Colonists' protests against the Stamp Act took many forms, including hanging and burning effigies of British officials, and destroying the offices and houses of Stamp Act commissioners and royal officials. The following account of an attack on Andrew Oliver, Boston's stamp collector, appeared in the patriot newspaper the Boston Gazette and shows how effective such dramatic crowd actions could be.

Early on Wednesday Morning last the Effigy of a Gentleman sustaining a very unpopular Office, viz. that of Stamp Master, was found hanging on a Tree in the most public Part of the Town, together with a Boot, wherein was concealed a young Imp of the Devil represented as peeping out of the Top -- On the Breast of the Effigy was a Label, "in Praise of Liberty" -- …and underneath was the following Words, He THAT TAKES THIS DOWN IS AN ENEMY TO HIS COUNTRY.

The Owner of the Tree…endeavoured to take it down; but being advis'd to the contrary by the Populace, lest it should occasion the Demolition of his Windows, if nothing worse, desisted from the Attempt. -- The Diversion it occasioned among a Multitude of Spectators who continually assembled the whole Day, is surprizing; not a Peasant was suffered to pass down to the Market…'till he had stop'd and got his Articles stamp'd by the Effigy -- Towards dark some Thousands repaired to the said Place of Rendezvous, and having taken down the Pageantry, they proceeded with it…to Oliver's Dock, where there was a new Brick Building just finished; and they imagining it to be designed for a "Stamp Office," instantly set about demolishing of it, which they thoroughly effected in about half an Hour.

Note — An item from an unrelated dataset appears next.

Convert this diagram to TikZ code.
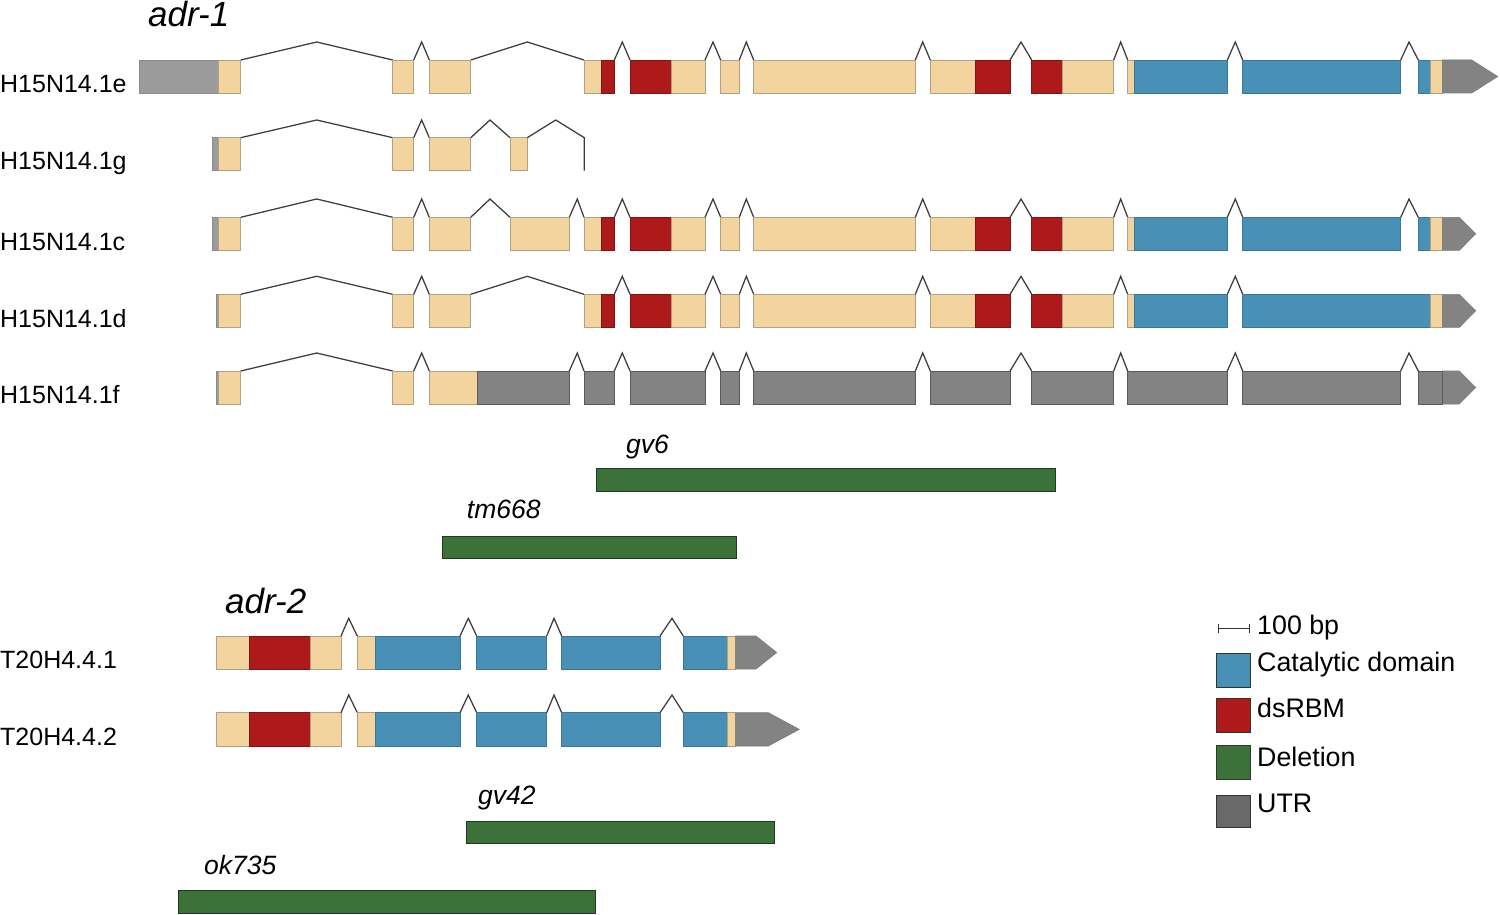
\documentclass[tikz,border=0pt]{standalone}
\usepackage{fontspec}
\setmainfont{Liberation Sans}
\definecolor{tanF}{HTML}{F3D49F}
\definecolor{tanD}{HTML}{B0A085}
\definecolor{redF}{HTML}{AD1A19}
\definecolor{redD}{HTML}{7E1414}
\definecolor{blueF}{HTML}{4890B6}
\definecolor{blueD}{HTML}{3A7898}
\definecolor{grayF}{HTML}{838383}
\definecolor{grayD}{HTML}{5A5A5A}
\definecolor{utrL}{HTML}{9B9B9B}
\definecolor{greenF}{HTML}{3C723A}
\definecolor{greenD}{HTML}{1E3A1E}
\definecolor{legU}{HTML}{696969}
\definecolor{intronC}{HTML}{3C3C3C}
\newcommand\rT{0}\newcommand\rB{0}\newcommand\rP{0}
\newcommand\setrow[3]{\renewcommand\rT{#1}\renewcommand\rB{#2}\renewcommand\rP{#3}}
\newcommand\ex[3]{\filldraw[#3] (#1,\rT) rectangle (#2,\rB);}
\newcommand\intr[3]{\draw[intron] (#1,\rT) -- (#2,\rP) -- (#3,\rT);}
\newcommand\tail[4]{\filldraw[#4] (#1,\rT) -- (#2,\rT) -- (#3,{(\rT+\rB)/2}) -- (#2,\rB) -- (#1,\rB) -- cycle;}
\newcommand\adrstart{%
  \ex{218.3}{240.7}{tanx}\intr{240.7}{316.7}{392.7}%
  \ex{392.7}{413.7}{tanx}\intr{413.7}{421.7}{429.3}}
\newcommand\adrmid{%
  \ex{584}{601.7}{tanx}\ex{601.7}{614.3}{redx}%
  \intr{614.3}{622.3}{630}%
  \ex{630}{671}{redx}\ex{671}{705}{tanx}%
  \intr{705}{713}{720.7}%
  \ex{720.7}{739.3}{tanx}%
  \intr{739.3}{746.3}{753.7}%
  \ex{753.7}{915.3}{tanx}%
  \intr{915.3}{922.7}{930.3}%
  \ex{930.3}{975.7}{tanx}\ex{975.7}{1010}{redx}%
  \intr{1010}{1021}{1031.7}%
  \ex{1031.7}{1062.7}{redx}\ex{1062.7}{1113.7}{tanx}%
  \intr{1113.7}{1120.7}{1127.7}%
  \ex{1127.7}{1134.7}{tanx}\ex{1134.7}{1227.3}{bluex}%
  \intr{1227.3}{1235.3}{1242.7}}
\newcommand\adrtwo[2]{%
  \ex{216}{249.3}{tanx}\ex{249.3}{310}{redx}\ex{310}{341}{tanx}%
  \intr{341}{348.7}{357.3}%
  \ex{357.3}{375.7}{tanx}\ex{375.7}{460}{bluex}%
  \intr{460}{468.3}{476.7}%
  \ex{476.7}{546.7}{bluex}%
  \intr{546.7}{554}{561.7}%
  \ex{561.7}{660}{bluex}%
  \intr{660}{672}{683.3}%
  \ex{683.3}{727.3}{bluex}\ex{727.3}{735.7}{tanx}%
  \tail{735.7}{#1}{#2}{arrowx}}
\begin{document}
\begin{tikzpicture}[x=1pt,y=-1pt,
  tanx/.style={fill=tanF,draw=tanD,line width=0.8pt},
  redx/.style={fill=redF,draw=redD,line width=0.6pt},
  bluex/.style={fill=blueF,draw=blueD,line width=0.6pt},
  grayx/.style={fill=grayF,draw=grayD,line width=0.8pt},
  utrx/.style={fill=utrL,draw=grayD!70,line width=0.6pt},
  arrowx/.style={fill=grayF,draw=grayD!80,line width=0.6pt},
  delx/.style={fill=greenF,draw=greenD,line width=1pt},
  intron/.style={draw=intronC,line width=1.25pt,line join=miter},
  rowlab/.style={anchor=base west,inner sep=0pt,font=\fontsize{25}{30}\selectfont},
  itlab/.style={anchor=base west,inner sep=0pt,font=\fontsize{26.5}{31}\selectfont\itshape},
  genelab/.style={anchor=base west,inner sep=0pt,font=\fontsize{35}{40}\selectfont\itshape},
  leglab/.style={anchor=base west,inner sep=0pt,font=\fontsize{26.8}{31}\selectfont},
  legbox/.style={draw=black!80,line width=0.8pt}]
\useasboundingbox (0,0) rectangle (1500,915);
\fill[white] (0,0) rectangle (1500,915);

% ---------- adr-1 ----------
\node[genelab] (adr1) at (148,27) {adr-1};

% H15N14.1e
\setrow{60}{93}{42}
\node[rowlab] (le) at (0,92.3) {H15N14.1e};
\ex{139.3}{218.3}{utrx}
\adrstart
\ex{429.3}{470.7}{tanx}\intr{470.7}{527.3}{584}
\adrmid
\ex{1242.7}{1400.7}{bluex}
\intr{1400.7}{1409}{1418.3}
\ex{1418.3}{1430.7}{bluex}\ex{1430.7}{1442.3}{tanx}
\tail{1442.3}{1471.7}{1497.7}{arrowx}

% H15N14.1g
\setrow{137.7}{170.7}{120}
\node[rowlab] (lg) at (0,170) {H15N14.1g};
\ex{212}{218.3}{utrx}
\adrstart
\ex{429.3}{470.7}{tanx}\intr{470.7}{490}{510}
\ex{510}{527.3}{tanx}
\draw[intron] (527.3,\rT) -- (555.7,\rP) -- (584.3,\rT) -- (584.3,\rB);

% H15N14.1c
\setrow{217.3}{250.3}{199}
\node[rowlab] (lc) at (0,250) {H15N14.1c};
\ex{212}{218.3}{utrx}
\adrstart
\ex{429.3}{470.7}{tanx}\intr{470.7}{490}{510}
\ex{510}{569.3}{tanx}\intr{569.3}{577.3}{584}
\adrmid
\ex{1242.7}{1400.7}{bluex}
\intr{1400.7}{1409}{1418.3}
\ex{1418.3}{1430.7}{bluex}\ex{1430.7}{1442.3}{tanx}
\tail{1442.3}{1459.3}{1475.7}{arrowx}

% H15N14.1d
\setrow{294.3}{327.3}{276.3}
\node[rowlab] (ld) at (0,327) {H15N14.1d};
\ex{216.7}{218.3}{utrx}
\adrstart
\ex{429.3}{470.7}{tanx}\intr{470.7}{527.3}{584}
\adrmid
\ex{1242.7}{1430.7}{bluex}\ex{1430.7}{1442.3}{tanx}
\tail{1442.3}{1459.3}{1475.7}{arrowx}

% H15N14.1f
\setrow{371}{404}{353}
\node[rowlab] (lf) at (0,403.5) {H15N14.1f};
\ex{216.7}{218.3}{utrx}
\adrstart
\ex{429.3}{477}{tanx}\ex{477}{569.3}{grayx}
\intr{569.3}{577.3}{584}
\ex{584}{614.3}{grayx}\intr{614.3}{622.3}{630}
\ex{630}{705}{grayx}\intr{705}{713}{720.7}
\ex{720.7}{739.3}{grayx}\intr{739.3}{746.3}{753.7}
\ex{753.7}{915.3}{grayx}\intr{915.3}{922.7}{930.3}
\ex{930.3}{1010}{grayx}\intr{1010}{1021}{1031.7}
\ex{1031.7}{1113.7}{grayx}\intr{1113.7}{1120.7}{1127.7}
\ex{1127.7}{1227.3}{grayx}\intr{1227.3}{1235.3}{1242.7}
\ex{1242.7}{1400.7}{grayx}\intr{1400.7}{1409}{1418.3}
\ex{1418.3}{1442.3}{grayx}
\tail{1442.3}{1459.3}{1475.7}{arrowx}
\draw[grayD,line width=1pt] (1442.3,\rT) -- (1442.3,\rB);

% deletions adr-1
\node[itlab] (gv6) at (626,453) {gv6};
\filldraw[delx] (596,468.3) rectangle (1055,491);
\node[itlab] (tm668) at (466.7,518.3) {tm668};
\filldraw[delx] (442.3,536) rectangle (736,558.3);

% ---------- adr-2 ----------
\node[genelab] (adr2) at (225,613) {adr-2};
\setrow{636}{669}{618.3}
\node[rowlab] (t1) at (0,668.5) {T20H4.4.1};
\adrtwo{756}{776.7}
\setrow{712.7}{746}{695}
\node[rowlab] (t2) at (0,745) {T20H4.4.2};
\adrtwo{768.3}{799.3}

% deletions adr-2
\node[itlab] (gv42) at (478,804) {gv42};
\filldraw[delx] (466.5,821) rectangle (774,843.5);
\node[itlab] (ok735) at (204,874) {ok735};
\filldraw[delx] (178.5,890.5) rectangle (595,913);

% ---------- legend ----------
\draw[black!80,line width=1pt] (1218.3,628.3) -- (1249,628.3)
  (1218.3,623.5) -- (1218.3,633) (1249,623.5) -- (1249,633);
\node[leglab] (lbp) at (1257,634.3) {100 bp};
\filldraw[legbox,fill=blueF] (1216.7,653.3) rectangle (1250.7,687.3);
\node[leglab] (lcat) at (1257,671.7) {Catalytic domain};
\filldraw[legbox,fill=redF] (1216.7,698.3) rectangle (1250.7,732);
\node[leglab] (lds) at (1257,717.3) {dsRBM};
\filldraw[legbox,fill=greenF] (1216.7,745.7) rectangle (1250.7,779);
\node[leglab] (ldel) at (1257,766) {Deletion};
\filldraw[legbox,fill=legU] (1216.7,795) rectangle (1250.7,827.7);
\node[leglab] (lutr) at (1257,812.7) {UTR};
\end{tikzpicture}
\end{document}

In the mean Time the High-Sheriff &c. &c., being apprehensive that the Person of the then Stamp-Master, and his Family, might be in Danger from the Tumult, went and advised them to evacuate the House…the Multitude approach'd Fort-Hill, contiguous thereto, in order to burn the Effigy, together with the Timber and other Wood work of the House they had demolish'd…. they set about pulling down a Range of Fence upwards of 15 Foot high, which inclos'd the bottom of the Garden… stripped the Trees of the Fruit, dispoiled some of them by breaking off the Limbs, demolished the Summer House, broke the Windows in the Rear Part of the House, enter'd the same, went down the Cellars, and help'd themselves to the Liquor which they found there in the Silver Plate that the House afforded, none of which however was missing the next Day, altho' scatter'd over various Parts of the House….

The next Day the Transactions the preceeding Night was of Course the general Topic of Conversation; when the Stamp Master, in order to appease the Sensations which seemed to possess the Breasts of every one, at the Prospect of a future Stamp-Duty, sent a Card to several gentlemen, acquainting them that he had absolutely declined having any Concern in that Office; which being publickly read…it was tho't all Uneasiness would subside; but the Evening following the [crowd] again assembled…whereupon 'tis said the Stamp Master sent them a Letter with the aforementioned Resolution on Non-acceptance, and Assurance of Endeavors to serve the Province, &c. Upon which they thought proper to demolish the Bonfire and retire…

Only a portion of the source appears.